Balancing Baseball (on the field)

I’ve always considered myself to be a baseball traditionalist – I like baseball played on grass, not astroturf; under the sun or stars, not a dome.  I like pitching duels.  I prefer reliable hitters rather than home run kings who strikeout every other at bat.  I like to keep score when I go to a game. 

But, as an East Coast baseball fan, I am sick of the Red Sox, Yankees, Braves hegemony.  For whatever reason – though mostly economic – these teams have maintained their position at the top of their division for years.  Other teams may make things interesting for a season or two, but generally they are not up to the task of stringing together a series of good teams like the Braves, Yankees, Red Sox have.  It’s not just the money (Braves’ money has declined in recent years, yet they remain tops in the league), but money is a significant part of the equation.

When trying to level the playing field, many will advocate an off-the-field idea: revenue sharing.  And in general, I’m a fan of revenue sharing.  But I’ve got a different idea.  What if we leveled the playing field on the field – by changing the team schedules?

Currently, the baseball schedule is more or less the same every year.  My Phillies, for example, play the Braves about 18 times per year.  The Orioles play the Yankees about 18 times per year.  On the otherhand, the Yankees get to beat up on the Devil Rays about 18 times per year.  Hardly seems fair.

So, why not go to a football-style schedule in which team schedules are determined, in part, by the previous season’s records?  Did your team have a winning record?  Then you’ll play more teams who also had a winning record – making winning more difficult in the year following a successful season.  Did your team suck last year?  Well, then you’ll get to play other bad and mediocre teams, theoretically giving you more chances to win.

Like in football, you would still play a certain amount of teams in your division and league, but the remainder of your schedule would be determined by caliber of team, regardless of division or league – the Yankees and White Sox would play more frequently, but the Yankees would also play the Braves and Cardinals in regular season play.  On the other hand, the Marlins would have more match-ups against bad teams – the Devil Rays, Royals, Pirates (all teams that are not in the NL East).

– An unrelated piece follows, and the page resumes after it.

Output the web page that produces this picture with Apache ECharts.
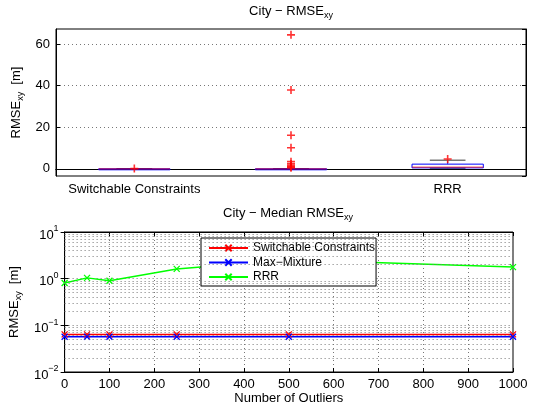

The playoffs would feature the top 4-6 teams from each league based on record, regardless of division (remember last year when the Padres went to the playoffs even though three teams in the Eastern Division had better records but watched the playoffs from home?).  The best team or two in each league would get a bye and some sort of home field advantage, and the first round or two (between the lowest seeds) would feature quick, 3-5 game series immediately following the end of the regular season.

Why do this?  For the following reasons:

  • This weighted schedule would create some competitive balance, making it harder for the best teams to dominate from season to season, and giving less dominate teams a greater chance to be in the playoff race in August and September.
  • This schedule would create more energy in cities with good teams and also in cities with bad teams.  Who in New York wants to watch the Devil Rays?  They’d rather watch the ChiSox.  On the other hand, Royals fans would have more hope if they played the Big Boys a little less frequently.  This schedule would also guarantee World Series re-matches in the regular season, something that can only happen currently if the interleague scheduling stars are aligned with Bud Seligs toupee.
  • In the playoffs, increasing the number of wild card teams and giving a bye to the best teams gives an inherent advantage to the best teams (they get to rest for up to a week) and allows less dominant but competitive teams to prove themselves in the playoffs (something that the Phillies, Marlins and Mets couldn’t do last year, even though they had a better record than the playoff-bound Padres).
  • It adds variety.  Teams play so many divisional games that it frankly gets boring.  By creating schedules based on a team’s record, not just their division, teams will play more games outside of their division and league than they currently do, making the season more interesting.

Well, this is just a thought.  I am frankly bored with the current schedule and would appreciate seeing more teams from other divisions and leagues from time to time.  Too much is dependent upon a team’s division right now (sucks for teams in the AL East not from Boston or New York), and we can increase competitive balance by rearranaging the schedule.  This kind of schedule would make the game more interesting, September more exciting, and just perhaps, the extremes between good and bad records a little smaller.

Published by Chris Duckworth

Spouse. Parent. Lutheran Pastor. Veteran. Jedi. Political Junkie. Baseball Fan.

2 thoughts on “Balancing Baseball (on the field)

  1. It’s an interesting idea. The divisional placement does put a heavy burden on some teams. After seeing the Orioles’ moves this offseason I was bolstered with hope that we could pull off a _solid_ fourth place finish. Whereas, I think the Orioles could win the AL Central, and maybe even the West.
    On the other hand, moving to a schedule weighted as you suggest would be a large step toward having a “super-league” of the big market teams, and a lesser-major league of everyone else. And it could erode confidence that the best teams would make the playoffs.

  2. I think that the traditions have to count for something. And occassionally, David beats Goliath, so I wouldn’t want to change that. But we midwesterners also are sick of the east coast hegemony. But we don’t want your cities either.